<<<<

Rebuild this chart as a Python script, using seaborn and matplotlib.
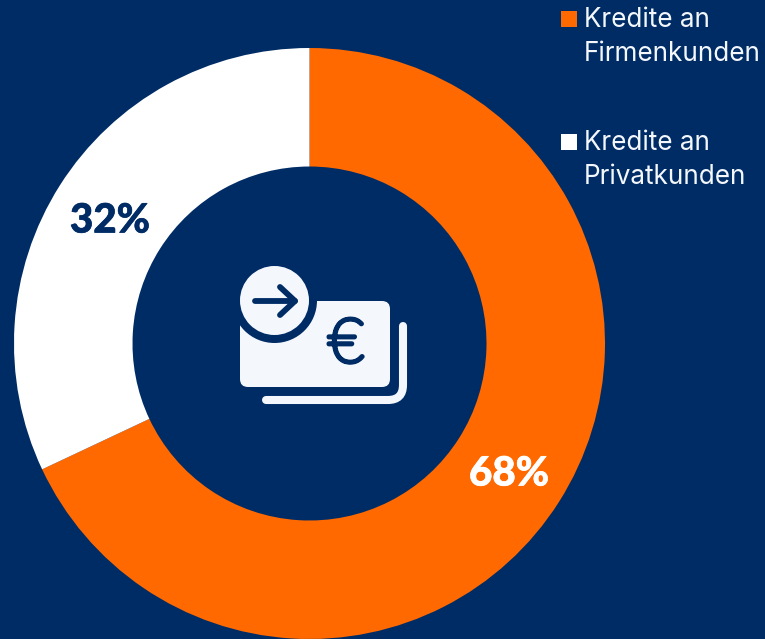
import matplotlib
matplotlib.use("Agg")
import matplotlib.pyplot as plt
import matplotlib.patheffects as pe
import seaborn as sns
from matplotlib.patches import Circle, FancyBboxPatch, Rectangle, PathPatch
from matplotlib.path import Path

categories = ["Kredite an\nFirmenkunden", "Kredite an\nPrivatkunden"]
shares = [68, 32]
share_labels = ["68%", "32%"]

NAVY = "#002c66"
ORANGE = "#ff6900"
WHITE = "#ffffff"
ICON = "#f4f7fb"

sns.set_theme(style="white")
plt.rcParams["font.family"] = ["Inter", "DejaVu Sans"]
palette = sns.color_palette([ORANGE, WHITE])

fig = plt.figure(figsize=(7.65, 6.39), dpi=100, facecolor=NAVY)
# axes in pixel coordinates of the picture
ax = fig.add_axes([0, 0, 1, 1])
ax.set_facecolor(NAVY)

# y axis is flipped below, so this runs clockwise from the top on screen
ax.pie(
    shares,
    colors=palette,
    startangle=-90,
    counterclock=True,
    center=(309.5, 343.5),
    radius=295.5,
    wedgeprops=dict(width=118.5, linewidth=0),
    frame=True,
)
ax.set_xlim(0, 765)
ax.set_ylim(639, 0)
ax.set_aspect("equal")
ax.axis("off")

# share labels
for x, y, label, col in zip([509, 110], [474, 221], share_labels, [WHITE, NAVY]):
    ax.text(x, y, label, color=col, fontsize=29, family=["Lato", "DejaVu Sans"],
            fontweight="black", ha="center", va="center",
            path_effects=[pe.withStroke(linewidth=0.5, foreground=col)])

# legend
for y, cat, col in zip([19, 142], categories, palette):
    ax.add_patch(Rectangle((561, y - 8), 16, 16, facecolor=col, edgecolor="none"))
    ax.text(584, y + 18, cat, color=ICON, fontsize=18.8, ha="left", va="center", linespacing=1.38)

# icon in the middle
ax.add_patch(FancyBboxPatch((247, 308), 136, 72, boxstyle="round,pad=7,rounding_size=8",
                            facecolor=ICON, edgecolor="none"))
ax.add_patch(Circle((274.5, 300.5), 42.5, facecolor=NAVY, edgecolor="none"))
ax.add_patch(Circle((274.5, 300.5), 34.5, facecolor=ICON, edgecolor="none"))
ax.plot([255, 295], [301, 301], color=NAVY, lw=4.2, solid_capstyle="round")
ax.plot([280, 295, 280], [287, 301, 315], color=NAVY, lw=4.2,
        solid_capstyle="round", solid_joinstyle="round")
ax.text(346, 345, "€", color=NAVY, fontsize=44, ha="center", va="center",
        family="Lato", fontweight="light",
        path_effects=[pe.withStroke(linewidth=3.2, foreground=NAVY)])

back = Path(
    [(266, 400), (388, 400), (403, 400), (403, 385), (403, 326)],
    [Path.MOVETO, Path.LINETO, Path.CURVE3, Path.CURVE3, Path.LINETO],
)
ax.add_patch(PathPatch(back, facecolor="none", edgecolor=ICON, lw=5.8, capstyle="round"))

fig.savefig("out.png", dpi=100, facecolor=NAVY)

>>>>

_Request_: Give the data above again in full and unchanged, skipping the pictures.

_Solution for this exercise_:
Rebuild this chart as a Python script, using seaborn and matplotlib.
import matplotlib
matplotlib.use("Agg")
import matplotlib.pyplot as plt
import matplotlib.patheffects as pe
import seaborn as sns
from matplotlib.patches import Circle, FancyBboxPatch, Rectangle, PathPatch
from matplotlib.path import Path

categories = ["Kredite an\nFirmenkunden", "Kredite an\nPrivatkunden"]
shares = [68, 32]
share_labels = ["68%", "32%"]

NAVY = "#002c66"
ORANGE = "#ff6900"
WHITE = "#ffffff"
ICON = "#f4f7fb"

sns.set_theme(style="white")
plt.rcParams["font.family"] = ["Inter", "DejaVu Sans"]
palette = sns.color_palette([ORANGE, WHITE])

fig = plt.figure(figsize=(7.65, 6.39), dpi=100, facecolor=NAVY)
# axes in pixel coordinates of the picture
ax = fig.add_axes([0, 0, 1, 1])
ax.set_facecolor(NAVY)

# y axis is flipped below, so this runs clockwise from the top on screen
ax.pie(
    shares,
    colors=palette,
    startangle=-90,
    counterclock=True,
    center=(309.5, 343.5),
    radius=295.5,
    wedgeprops=dict(width=118.5, linewidth=0),
    frame=True,
)
ax.set_xlim(0, 765)
ax.set_ylim(639, 0)
ax.set_aspect("equal")
ax.axis("off")

# share labels
for x, y, label, col in zip([509, 110], [474, 221], share_labels, [WHITE, NAVY]):
    ax.text(x, y, label, color=col, fontsize=29, family=["Lato", "DejaVu Sans"],
            fontweight="black", ha="center", va="center",
            path_effects=[pe.withStroke(linewidth=0.5, foreground=col)])

# legend
for y, cat, col in zip([19, 142], categories, palette):
    ax.add_patch(Rectangle((561, y - 8), 16, 16, facecolor=col, edgecolor="none"))
    ax.text(584, y + 18, cat, color=ICON, fontsize=18.8, ha="left", va="center", linespacing=1.38)

# icon in the middle
ax.add_patch(FancyBboxPatch((247, 308), 136, 72, boxstyle="round,pad=7,rounding_size=8",
                            facecolor=ICON, edgecolor="none"))
ax.add_patch(Circle((274.5, 300.5), 42.5, facecolor=NAVY, edgecolor="none"))
ax.add_patch(Circle((274.5, 300.5), 34.5, facecolor=ICON, edgecolor="none"))
ax.plot([255, 295], [301, 301], color=NAVY, lw=4.2, solid_capstyle="round")
ax.plot([280, 295, 280], [287, 301, 315], color=NAVY, lw=4.2,
        solid_capstyle="round", solid_joinstyle="round")
ax.text(346, 345, "€", color=NAVY, fontsize=44, ha="center", va="center",
        family="Lato", fontweight="light",
        path_effects=[pe.withStroke(linewidth=3.2, foreground=NAVY)])

back = Path(
    [(266, 400), (388, 400), (403, 400), (403, 385), (403, 326)],
    [Path.MOVETO, Path.LINETO, Path.CURVE3, Path.CURVE3, Path.LINETO],
)
ax.add_patch(PathPatch(back, facecolor="none", edgecolor=ICON, lw=5.8, capstyle="round"))

fig.savefig("out.png", dpi=100, facecolor=NAVY)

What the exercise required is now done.